The fourth series of the British historical drama television series Downton Abbey broadcast from 22 September 2013 to 10 November 2013, comprising a total of eight episodes and one Christmas Special episode broadcast on 25 December 2013. The series was broadcast on ITV in the United Kingdom and on PBS in the United States, which supported the production as part of its Masterpiece Classic anthology.

Series overview
Cora hires Edna Braithwaite to replace O'Brien, who has resigned. Things though do not work out and Braithwaite is replaced by Phyllis Baxter.

Lady Mary mourns Matthew's death.

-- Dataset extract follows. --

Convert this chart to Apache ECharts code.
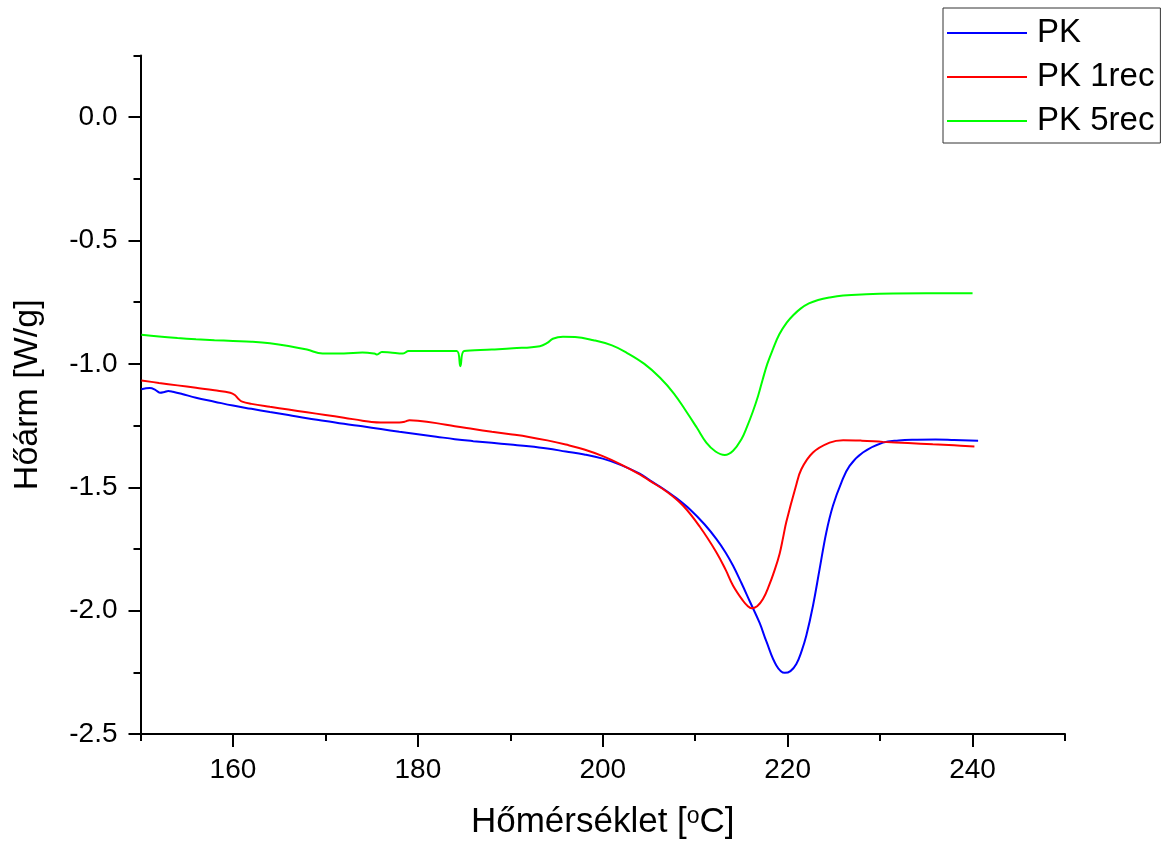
<!DOCTYPE html>
<html>
<head>
<meta charset="utf-8">
<script src="https://cdn.jsdelivr.net/npm/echarts@6/dist/echarts.min.js"></script>
<style>
html,body{margin:0;padding:0;background:#fff;}
#chart{width:1169px;height:845px;}
</style>
</head>
<body>
<div id="chart"></div>
<script>
// ---- data ----
const seriesNames = ['PK', 'PK 1rec', 'PK 5rec'];

const pkT = [150.1,151.0,151.6,152.1,152.6,153.0,153.5,154.5,156,158,160,162,164,166,168,170,172,174,176,178,180,182,184,186,188,190,192,194,196,198,200,202,204,205.1,206.5,208,209.5,211,212.3,213.3,214.1,215,215.9,216.97,217.7,218.78,219.68,220.3,220.94,221.5,222.02,222.74,223.46,224.18,224.9,225.81,226.7,228.14,230.3,232,234,236,238,240.6];
const pkV = [-1.103,-1.098,-1.105,-1.117,-1.114,-1.110,-1.113,-1.122,-1.137,-1.153,-1.169,-1.182,-1.195,-1.207,-1.220,-1.231,-1.243,-1.253,-1.264,-1.275,-1.285,-1.295,-1.305,-1.313,-1.320,-1.327,-1.334,-1.343,-1.355,-1.367,-1.384,-1.410,-1.445,-1.472,-1.505,-1.545,-1.592,-1.650,-1.710,-1.765,-1.818,-1.888,-1.962,-2.050,-2.125,-2.222,-2.252,-2.245,-2.216,-2.165,-2.101,-1.980,-1.831,-1.683,-1.575,-1.481,-1.413,-1.359,-1.319,-1.310,-1.307,-1.306,-1.308,-1.311];

const rec1T = [150.1,152,154,156,158,159.7,160.2,160.6,161.0,162,164,166,168,170,172,174,175,176,178,178.6,179.1,180,182,184,186,188,190,192,194,196,198,200,202,204,205.1,207,208.7,210.5,212.3,213.3,214.1,215.17,215.7,216.08,216.7,217.33,217.98,218.6,219.14,219.5,219.86,220.86,221.48,222.74,224.54,226.0,228,230.3,233,235.7,238,240.2];
const rec1V = [-1.067,-1.077,-1.087,-1.097,-1.107,-1.117,-1.126,-1.142,-1.153,-1.162,-1.174,-1.185,-1.196,-1.207,-1.218,-1.230,-1.235,-1.237,-1.237,-1.234,-1.228,-1.230,-1.240,-1.253,-1.264,-1.275,-1.285,-1.296,-1.310,-1.327,-1.347,-1.374,-1.408,-1.448,-1.474,-1.520,-1.575,-1.660,-1.764,-1.835,-1.899,-1.960,-1.982,-1.990,-1.982,-1.953,-1.899,-1.835,-1.768,-1.705,-1.640,-1.500,-1.427,-1.359,-1.319,-1.309,-1.311,-1.316,-1.321,-1.326,-1.330,-1.335];

const rec5T = [150.1,152,154,156,158,160,162,164,166,168,169.7,172,174,175.3,175.6,176.1,177,178.4,179.0,182,184.2,184.6,185.0,188,190.3,193.2,194.0,194.6,195.7,197.0,199.0,201,202.6,204.5,206.2,207.7,209,210.2,211.2,212.2,213.2,214.1,215.0,215.6,216.2,216.8,217.3,217.8,218.4,219.1,219.9,220.6,221.4,222.3,223.3,224.5,226,228.5,231.4,235,240];
const rec5V = [-0.882,-0.889,-0.895,-0.900,-0.904,-0.907,-0.910,-0.916,-0.927,-0.942,-0.958,-0.958,-0.954,-0.958,-0.962,-0.952,-0.954,-0.958,-0.948,-0.948,-0.948,-1.009,-0.948,-0.942,-0.937,-0.928,-0.915,-0.898,-0.890,-0.891,-0.904,-0.925,-0.955,-1.000,-1.056,-1.120,-1.191,-1.260,-1.319,-1.355,-1.369,-1.352,-1.305,-1.255,-1.197,-1.130,-1.063,-1.000,-0.941,-0.880,-0.833,-0.803,-0.776,-0.755,-0.741,-0.731,-0.723,-0.718,-0.715,-0.714,-0.714];

// tick positions (major ticks get labels)
const xTickValues = ['150','160','170','180','190','200','210','220','230','240','250'];
const yTickValues = ['-2.5','-2.25','-2.0','-1.75','-1.5','-1.25','-1.0','-0.75','-0.5','-0.25','0.0','0.25'];

const colors = ['#0000ff', '#ff0000', '#00ff00'];

function zip(t, v) { return t.map((x, i) => [x, v[i]]); }

const FONT = '"Liberation Sans", Arial, sans-serif';

const chart = echarts.init(document.getElementById('chart'), null, {renderer: 'canvas'});

const option = {
  backgroundColor: '#ffffff',
  animation: false,
  grid: {left: 140.5, right: 104, top: 55.5, bottom: 110, containLabel: false},
  legend: {
    orient: 'vertical',
    left: 943,
    top: 8,
    data: seriesNames,
    icon: 'rect',
    itemWidth: 80,
    itemHeight: 2,
    itemGap: 10,
    padding: [8, 6, 5, 4],
    borderColor: '#333',
    borderWidth: 1,
    backgroundColor: '#fff',
    textStyle: {fontFamily: FONT, fontSize: 33, color: '#000', lineHeight: 34, padding: [0, 0, 0, 5]}
  },
  xAxis: [
    {
      type: 'value', min: 150, max: 250, interval: 10, position: 'bottom',
      name: 'Hőmérséklet [{sup|o}C]',
      nameLocation: 'middle', nameGap: 71,
      nameTextStyle: {fontFamily: FONT, fontSize: 35, color: '#000',
        rich: {sup: {fontFamily: FONT, fontSize: 23, color: '#000', verticalAlign: 'top', lineHeight: 24}}},
      axisLine: {onZero: false, lineStyle: {color: '#000', width: 2}},
      axisTick: {show: true, inside: false, length: 7, lineStyle: {color: '#000', width: 2}},
      axisLabel: {fontFamily: FONT, fontSize: 28, color: '#000', margin: 22,
        formatter: v => (v % 20 === 0 ? String(v) : '')},
      splitLine: {show: false}
    },
    {
      type: 'category', data: xTickValues, boundaryGap: false, position: 'bottom', offset: 0,
      axisLine: {show: false, onZero: false},
      axisTick: {show: true, length: 13, interval: (i) => i % 2 === 1, lineStyle: {color: '#000', width: 2}},
      axisLabel: {show: false},
      splitLine: {show: false}
    }
  ],
  yAxis: [
    {
      type: 'value', min: -2.5, max: 0.25, interval: 0.25, position: 'left',
      name: 'Hőárm [W/g]',
      nameLocation: 'middle', nameGap: 96, nameRotate: 90,
      nameTextStyle: {fontFamily: FONT, fontSize: 34, color: '#000'},
      axisLine: {onZero: false, lineStyle: {color: '#000', width: 2}},
      axisTick: {show: true, inside: false, length: 7, lineStyle: {color: '#000', width: 2}},
      axisLabel: {fontFamily: FONT, fontSize: 28, color: '#000', margin: 23,
        formatter: v => (Math.abs(v * 2 - Math.round(v * 2)) < 1e-9 ? v.toFixed(1) : '')},
      splitLine: {show: false}
    },
    {
      type: 'category', data: yTickValues, boundaryGap: false, position: 'left', offset: 0,
      axisLine: {show: false, onZero: false},
      axisTick: {show: true, length: 12, interval: (i) => i % 2 === 0, lineStyle: {color: '#000', width: 2}},
      axisLabel: {show: false},
      splitLine: {show: false}
    }
  ],
  series: [
    {name: seriesNames[0], type: 'line', xAxisIndex: 0, yAxisIndex: 0, data: zip(pkT, pkV),
      symbol: 'none', smooth: 0.4, lineStyle: {color: colors[0], width: 2}, itemStyle: {color: colors[0]}},
    {name: seriesNames[1], type: 'line', xAxisIndex: 0, yAxisIndex: 0, data: zip(rec1T, rec1V),
      symbol: 'none', smooth: 0.4, lineStyle: {color: colors[1], width: 2}, itemStyle: {color: colors[1]}},
    {name: seriesNames[2], type: 'line', xAxisIndex: 0, yAxisIndex: 0, data: zip(rec5T, rec5V),
      symbol: 'none', smooth: 0.4, lineStyle: {color: colors[2], width: 2}, itemStyle: {color: colors[2]}}
  ]
};
chart.setOption(option);
</script>
</body>
</html>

Matthew's newly-found letter states Mary is to be his sole heir and thus gives her management over his share of the estate until their son, George, comes of age. Mary assumes a more active role in running Downton. Two new suitors—Lord Gillingham and Charles Blake—arrive at Downton, though Mary, still grieving, appears not to be interested. Lady Edith, who has begun writing a weekly newspaper column and Michael Gregson, a magazine editor, fall in love. Due to English law, he is unable to divorce his wife, who is mentally ill and in an asylum. Gregson travels to Germany to seek citizenship there, enabling him to divorce, but is killed by Hitler's Brownshirts during riots. Edith is pregnant and secretly gives birth to a daughter whilst in Switzerland. She places the baby with a couple there, but later reclaims her daughter after arranging for a family on the Downton estate (Mr and Mrs Drewe of Yew Tree Farm), to foster her.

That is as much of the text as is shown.